_Raw data_.
..........

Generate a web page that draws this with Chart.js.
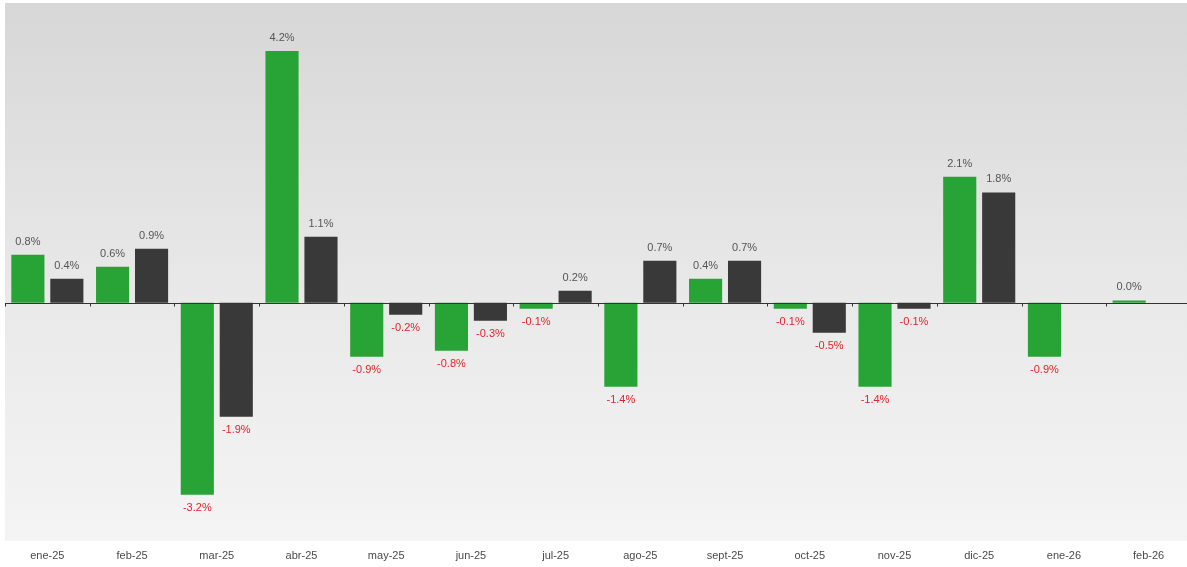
<!DOCTYPE html>
<html>
<head>
<meta charset="utf-8">
<script src="https://cdn.jsdelivr.net/npm/chart.js@4/dist/chart.umd.min.js"></script>
<style>
  html, body { margin: 0; padding: 0; background: #ffffff; overflow: hidden; }
  #wrap { width: 1187px; height: 567px; overflow: hidden; position: relative; }
  #c { position: absolute; left: 0; top: 0; }
</style>
</head>
<body>
<div id="wrap"><canvas id="c" width="1193" height="572"></canvas></div>
<script>
const categories = ['ene-25','feb-25','mar-25','abr-25','may-25','jun-25','jul-25','ago-25','sept-25','oct-25','nov-25','dic-25','ene-26','feb-26'];
const seriesGreen = [0.8, 0.6, -3.2, 4.2, -0.9, -0.8, -0.1, -1.4, 0.4, -0.1, -1.4, 2.1, -0.9, 0.04];
const seriesDark  = [0.4, 0.9, -1.9, 1.1, -0.2, -0.3, 0.2, 0.7, 0.7, -0.5, -0.1, 1.84, null, null];
const yMin = -3.97;
const yMax = 5.0;

const bgPlugin = {
  id: 'bgGradient',
  beforeDraw(chart) {
    const { ctx, chartArea: a } = chart;
    const g = ctx.createLinearGradient(0, a.top, 0, a.bottom);
    g.addColorStop(0, '#d7d7d7');
    g.addColorStop(0.55, '#e9e9e9');
    g.addColorStop(1, '#f4f4f4');
    ctx.save();
    ctx.fillStyle = g;
    ctx.fillRect(a.left, a.top, a.right - a.left, a.bottom - a.top);
    ctx.restore();
  }
};

const zeroLinePlugin = {
  id: 'zeroLine',
  afterDatasetsDraw(chart) {
    const { ctx, chartArea: a, scales } = chart;
    const y0 = Math.round(scales.y.getPixelForValue(0)) + 0.5;
    ctx.save();
    ctx.strokeStyle = '#333333';
    ctx.lineWidth = 1;
    ctx.beginPath();
    ctx.moveTo(a.left, y0);
    ctx.lineTo(a.right, y0);
    const n = categories.length;
    const w = (a.right - a.left) / n;
    for (let i = 0; i <= n; i++) {
      const x = Math.round(a.left + i * w) + 0.5;
      ctx.moveTo(x, y0);
      ctx.lineTo(x, y0 + 3);
    }
    ctx.stroke();
    ctx.restore();
  }
};

const labelPlugin = {
  id: 'valueLabels',
  afterDatasetsDraw(chart) {
    const { ctx } = chart;
    ctx.save();
    ctx.font = '11px "Liberation Sans", Arial, sans-serif';
    ctx.textAlign = 'center';
    ctx.textBaseline = 'middle';
    chart.data.datasets.forEach((ds, di) => {
      const meta = chart.getDatasetMeta(di);
      meta.data.forEach((el, i) => {
        const v = ds.data[i];
        if (v === null || v === undefined) return;
        const txt = v.toFixed(1) + '%';
        if (v >= 0) {
          ctx.fillStyle = '#555555';
          ctx.fillText(txt, el.x, el.y - 13);
        } else {
          ctx.fillStyle = '#e3242b';
          ctx.fillText(txt, el.x, el.y + 13);
        }
      });
    });
    ctx.restore();
  }
};

new Chart(document.getElementById('c'), {
  type: 'bar',
  data: {
    labels: categories,
    datasets: [
      { label: 'A', data: seriesGreen, backgroundColor: '#28a335', borderWidth: 0, barPercentage: 0.85, categoryPercentage: 0.92 },
      { label: 'B', data: seriesDark, backgroundColor: '#393939', borderWidth: 0, barPercentage: 0.85, categoryPercentage: 0.92 }
    ]
  },
  options: {
    responsive: false,
    animation: false,
    devicePixelRatio: 1,
    layout: { padding: { left: 5, right: 2, top: 3, bottom: 0 } },
    plugins: { legend: { display: false }, tooltip: { enabled: false } },
    scales: {
      x: {
        grid: { display: false, drawTicks: false },
        border: { display: false },
        ticks: { color: '#4a4a4a', font: { size: 11, family: '"Liberation Sans", Arial, sans-serif' }, padding: 9, maxRotation: 0, autoSkip: false }
      },
      y: {
        display: false,
        min: yMin,
        max: yMax
      }
    }
  },
  plugins: [bgPlugin, zeroLinePlugin, labelPlugin]
});
</script>
</body>
</html>
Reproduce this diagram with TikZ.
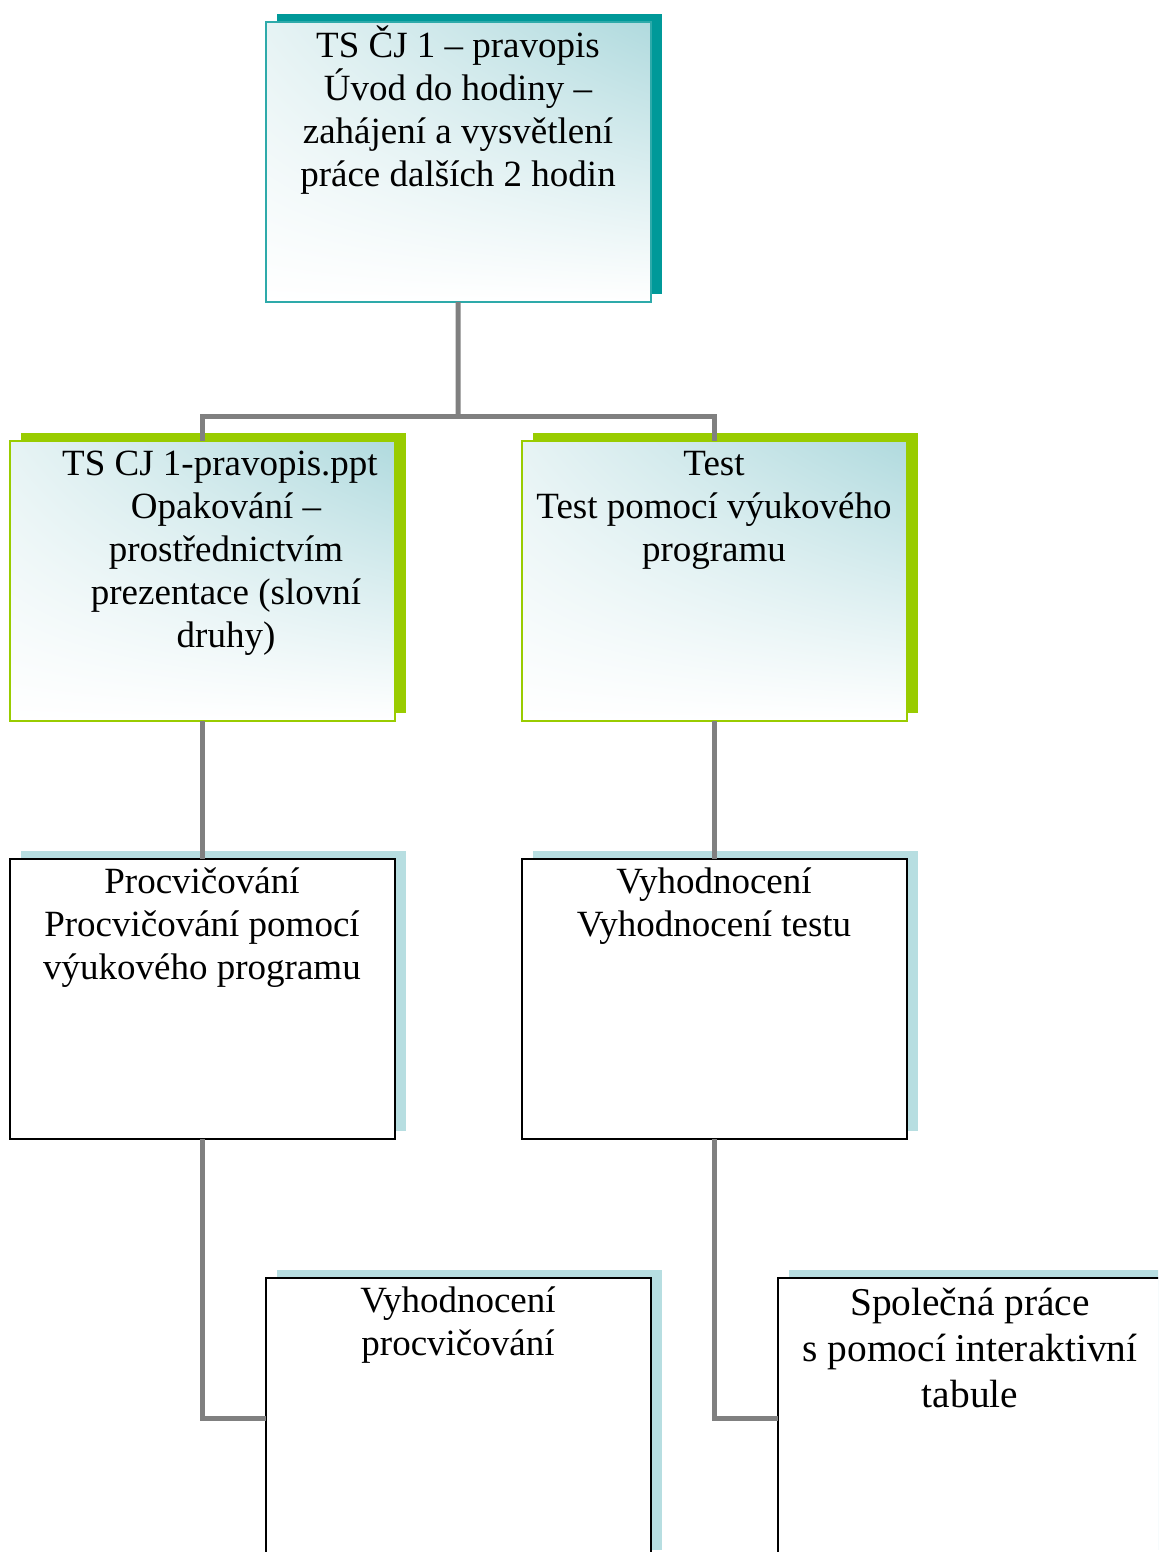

..........

_Set exercise_. Find how many lines in the records contain the string "with", then give the number alone.

_Response to this task_. 2